Tesla said it delivered 1.64 million vehicles in 2025, down 9% from the prior year, and the company lost its title as the world’s best-selling electric-vehicle maker to China’s BYD, according to an Associated Press report. The AP story said Tesla’s deliveries fell for a second straight year amid what it described as a customer revolt over Elon Musk’s right-wing politics, the expiration of U.S. tax breaks for EV buyers, and stronger competition abroad.
The change at the top of the global EV market came as BYD sold 2.26 million vehicles last year, surpassing Tesla, the report said. For investors, the results landed amid a push by Tesla leadership toward autonomy and next-generation offerings, including a robotaxi service and “humanoid robots” for homes and offices, even as the core auto business showed persistent weakness.
The fourth quarter added to the pressure. Tesla’s sales for the period totaled 418,227 vehicles, the AP report said, falling short of an even-reduced target of 440,000 that analysts had expected to miss. The story also said Tesla stock fell 2.6% to $438.07 on Friday.
One factor cited in the AP report was policy timing in the United States. It said a $7,500 tax credit for electric-vehicle purchases was phased out by the Trump administration and expired at the end of September, and that the loss of that support weighed on sales. The report also referenced what it described as stiff overseas competition contributing to the decline.

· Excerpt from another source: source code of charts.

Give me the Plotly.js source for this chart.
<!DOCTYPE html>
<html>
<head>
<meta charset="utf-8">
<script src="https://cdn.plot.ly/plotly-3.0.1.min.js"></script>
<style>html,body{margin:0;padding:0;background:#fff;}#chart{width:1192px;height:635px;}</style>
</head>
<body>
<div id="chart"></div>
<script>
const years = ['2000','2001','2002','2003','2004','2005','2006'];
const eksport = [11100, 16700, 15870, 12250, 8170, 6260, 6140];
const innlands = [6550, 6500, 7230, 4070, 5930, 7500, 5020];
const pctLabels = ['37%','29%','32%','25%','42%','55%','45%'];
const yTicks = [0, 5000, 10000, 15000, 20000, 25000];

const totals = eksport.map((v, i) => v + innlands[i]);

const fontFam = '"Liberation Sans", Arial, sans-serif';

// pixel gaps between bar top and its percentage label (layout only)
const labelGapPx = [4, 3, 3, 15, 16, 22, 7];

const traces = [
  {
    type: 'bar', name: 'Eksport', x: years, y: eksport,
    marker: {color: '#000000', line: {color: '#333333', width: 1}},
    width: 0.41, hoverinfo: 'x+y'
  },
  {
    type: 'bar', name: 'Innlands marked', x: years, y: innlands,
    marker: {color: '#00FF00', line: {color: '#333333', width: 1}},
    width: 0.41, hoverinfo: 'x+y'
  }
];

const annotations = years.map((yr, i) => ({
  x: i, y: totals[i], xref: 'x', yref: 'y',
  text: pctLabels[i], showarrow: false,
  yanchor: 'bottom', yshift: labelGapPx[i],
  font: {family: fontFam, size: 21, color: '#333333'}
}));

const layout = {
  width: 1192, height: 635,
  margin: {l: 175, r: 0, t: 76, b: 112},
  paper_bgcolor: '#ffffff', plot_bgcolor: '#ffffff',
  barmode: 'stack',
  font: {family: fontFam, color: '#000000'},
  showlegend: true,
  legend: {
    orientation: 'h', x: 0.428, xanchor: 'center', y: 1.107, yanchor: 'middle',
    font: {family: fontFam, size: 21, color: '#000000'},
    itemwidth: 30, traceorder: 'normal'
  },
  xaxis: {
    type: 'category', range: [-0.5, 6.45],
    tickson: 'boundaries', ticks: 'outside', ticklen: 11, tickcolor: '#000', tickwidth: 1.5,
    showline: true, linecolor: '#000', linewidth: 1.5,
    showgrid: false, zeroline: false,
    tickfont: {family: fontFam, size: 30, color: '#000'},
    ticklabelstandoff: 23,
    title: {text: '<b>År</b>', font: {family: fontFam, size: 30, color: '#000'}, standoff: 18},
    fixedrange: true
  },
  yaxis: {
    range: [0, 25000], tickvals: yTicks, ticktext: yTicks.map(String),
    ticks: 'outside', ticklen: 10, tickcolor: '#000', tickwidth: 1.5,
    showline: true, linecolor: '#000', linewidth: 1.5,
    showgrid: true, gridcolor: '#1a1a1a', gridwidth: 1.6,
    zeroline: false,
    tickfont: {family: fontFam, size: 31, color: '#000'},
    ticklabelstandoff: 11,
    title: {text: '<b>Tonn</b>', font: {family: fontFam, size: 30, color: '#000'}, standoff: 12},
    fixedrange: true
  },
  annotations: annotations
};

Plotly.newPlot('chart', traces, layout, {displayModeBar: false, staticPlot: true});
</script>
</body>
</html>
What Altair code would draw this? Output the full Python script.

The report tied the sales reversal to multiple moving parts around Tesla’s leadership and product strategy. It said the company introduced stripped-down versions of the Model Y and Model 3 in early October—new Model Y priced just under $40,000 and a cheaper Model 3 available for under $37,000—aimed at improving competitiveness in Europe and Asia. The AP story said the quarter was the first that included those stripped-down models.
Even with the delivery drop, the AP report said investors continued to bet on Musk’s efforts to pivot toward autonomy services and energy and robotics. It said Tesla started rolling out its robotaxi service in Austin in June, first with safety monitors in the cars to take over if needed, then testing without them, and the company hopes to expand the service to several cities this year.

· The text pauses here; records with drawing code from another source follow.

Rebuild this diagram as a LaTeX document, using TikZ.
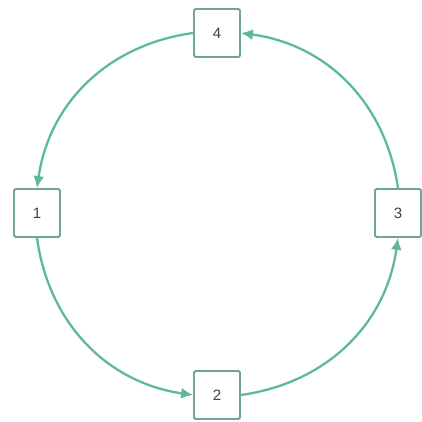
\documentclass[tikz,border=0pt]{standalone}
\usepackage{fontspec}
\setmainfont{Liberation Sans}
\usepackage{xcolor}
\usepackage{tikz}
\usetikzlibrary{arrows.meta}

\definecolor{cycgreen}{HTML}{5DBA95}
\definecolor{boxgreen}{HTML}{6FA78D}

\begin{document}
\begin{tikzpicture}[
    x=1pt, y=1pt,
    state/.style={rectangle, rounded corners=1.5pt, draw=boxgreen, line width=1.8pt,
                  fill=white, minimum width=46pt, minimum height=48pt,
                  font=\fontsize{15}{17}\selectfont, text=black!75},
    arrow/.style={-{Latex[length=12pt, width=11pt]}, line width=2.3pt, cycgreen}
]
\useasboundingbox (0,0) rectangle (422,422);

% States on the circle
\node[state] (s4) at (217,389) {4};
\node[state] (s1) at (37,209) {1};
\node[state] (s2) at (217,27) {2};
\node[state] (s3) at (398,209) {3};

% Cycle
\draw[arrow] (s4.west) to[bend right=37] (s1.north);
\draw[arrow] (s1.south) to[bend right=37] (s2.west);
\draw[arrow] (s2.east) to[bend right=37] (s3.south);
\draw[arrow] (s3.north) to[bend right=37] (s4.east);

\end{tikzpicture}
\end{document}
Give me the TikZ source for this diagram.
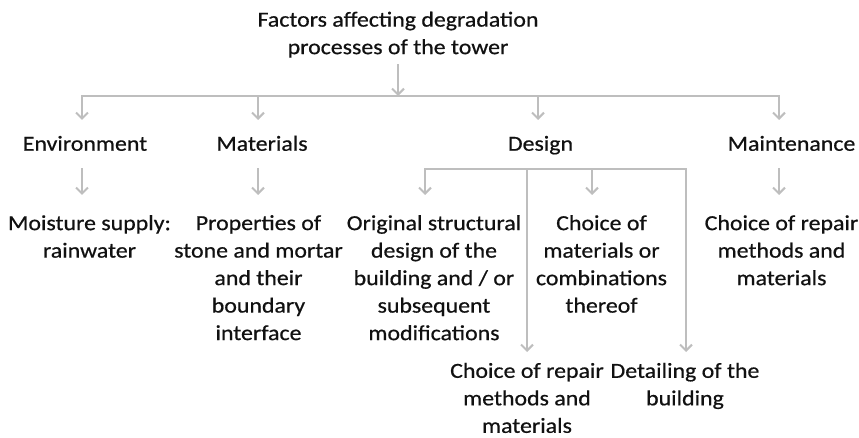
\documentclass[tikz,border=0pt]{standalone}
\usepackage{fontspec}
\setmainfont{Carlito}[FakeStretch=1.11, FakeBold=0.6]
\usetikzlibrary{arrows.meta}
\definecolor{treeink}{HTML}{111111}
\definecolor{treegrey}{HTML}{BEBEBE}

\begin{document}
\begin{tikzpicture}[
  x=1pt,
  y=-1pt,
  every node/.style={font=\fontsize{21.5}{27.5}\selectfont, treeink},
  box/.style={anchor=north, inner sep=0pt, align=center,
              execute at begin node=\strut, execute at end node=\strut},
  link/.style={treegrey, line width=2pt, line cap=rect},
  arrow/.style={treegrey, line width=2pt,
                -{Straight Barb[length=6pt, width=12pt]}}
]
  \useasboundingbox (0,0) rectangle (859,438);

  %% ---- 標題與第一層 ------------------------------------------------------
  \node[box] (tower)  at (398,11.5)   {Factors affecting degradation\\processes of the tower};
  \node[box] (env)    at (85,131.3)   {Environment};
  \node[box] (mat)    at (262,131.3)  {Materials};
  \node[box] (design) at (540.5,131.3) {Design};
  \node[box] (maint)  at (791.5,131.3) {Maintenance};

  %% ---- 第二層 ------------------------------------------------------------
  \node[box] (moist)   at (89.5,215)  {Moisture supply:\\rainwater};
  \node[box] (stone)   at (258.5,215) {Properties of\\stone and mortar\\and their\\boundary\\interface};
  \node[box] (struct)  at (434,215)   {Original structural\\design of the\\building and / or\\subsequent\\modifications};
  \node[box] (choice)  at (601.5,215) {Choice of\\materials or\\combinations\\thereof};
  \node[box] (mrepair) at (781.5,215) {Choice of repair\\methods and\\materials};
  \node[box] (drepair) at (527,362.7) {Choice of repair\\methods and\\materials};
  \node[box] (detail)  at (685,362.7) {Detailing of the\\building};

  %% ---- 主橫線 ------------------------------------------------------------
  \coordinate (bar)    at (398,96);
  \coordinate (hubenv) at (82,96);
  \coordinate (hubmat) at (258,96);
  \coordinate (hubdes) at (538,96);
  \coordinate (hubmnt) at (779,96);

  \draw[arrow, shorten <=1.5pt] (tower.south) -- (bar);
  \draw[link] (hubenv) -- (hubmnt);
  \foreach \h/\n in {hubenv/env, hubmat/mat, hubdes/design, hubmnt/maint}
    \draw[arrow, shorten >=11.3pt] (\h) -- (\h |- \n.north);

  %% ---- 第一層往下的箭頭 --------------------------------------------------
  \foreach \h/\a/\b in {hubenv/env/moist, hubmat/mat/stone, hubmnt/maint/mrepair}
    \draw[arrow, shorten <=9.3pt, shorten >=20pt] (\h |- \a.south) -- (\h |- \b.north);

  %% ---- Design 下的分支 ---------------------------------------------------
  \coordinate (subw) at (425,169);
  \coordinate (subm) at (527,169);
  \coordinate (subc) at (592,169);
  \coordinate (sube) at (686,169);

  \draw[link] (subw) -- (sube);
  \draw[arrow, shorten >=20pt]   (subw) -- (subw |- struct.north);
  \draw[arrow, shorten >=20pt]   (subc) -- (subc |- choice.north);
  \draw[arrow, shorten >=10.7pt] (subm) -- (subm |- drepair.north);
  \draw[arrow, shorten >=10.7pt] (sube) -- (sube |- detail.north);
\end{tikzpicture}
\end{document}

Regulatory scrutiny was also highlighted. The AP report said Tesla is under several federal safety investigations and other probes, and in California a judge had ruled the company misled customers about their safety, putting Tesla at risk of temporarily losing its license to sell cars in the state. Dan Ives, a Wedbush Securities analyst who has been a bull on the stock, told the publication, “Regulatory is going to be a big issue,” adding, “We’re dealing with people’s lives.”
Looking ahead, the AP report said Musk has described the pathway to broader autonomy as software updates enabling hundreds of thousands of Tesla vehicles to operate autonomously with zero human intervention by the end of the year, and it said the company plans to begin production of its AI-powered Cybercab with no steering wheel or pedals in 2026. The report also said Tesla’s directors awarded Musk a potentially large pay package that shareholders backed at the annual meeting in November.
The AP report placed Musk’s expanded compensation in the context of additional recent legal and business developments. It said the Delaware Supreme Court reversed a decision that had deprived Musk of a $55 billion pay package Tesla approved in 2018. It also said analysts expect Musk could become the world’s first trillionaire later this year if SpaceX shares are sold to the public for the first time in an initial public offering.
This story has been corrected to show that BYD sold 2.26 million vehicles last year, not 2.26.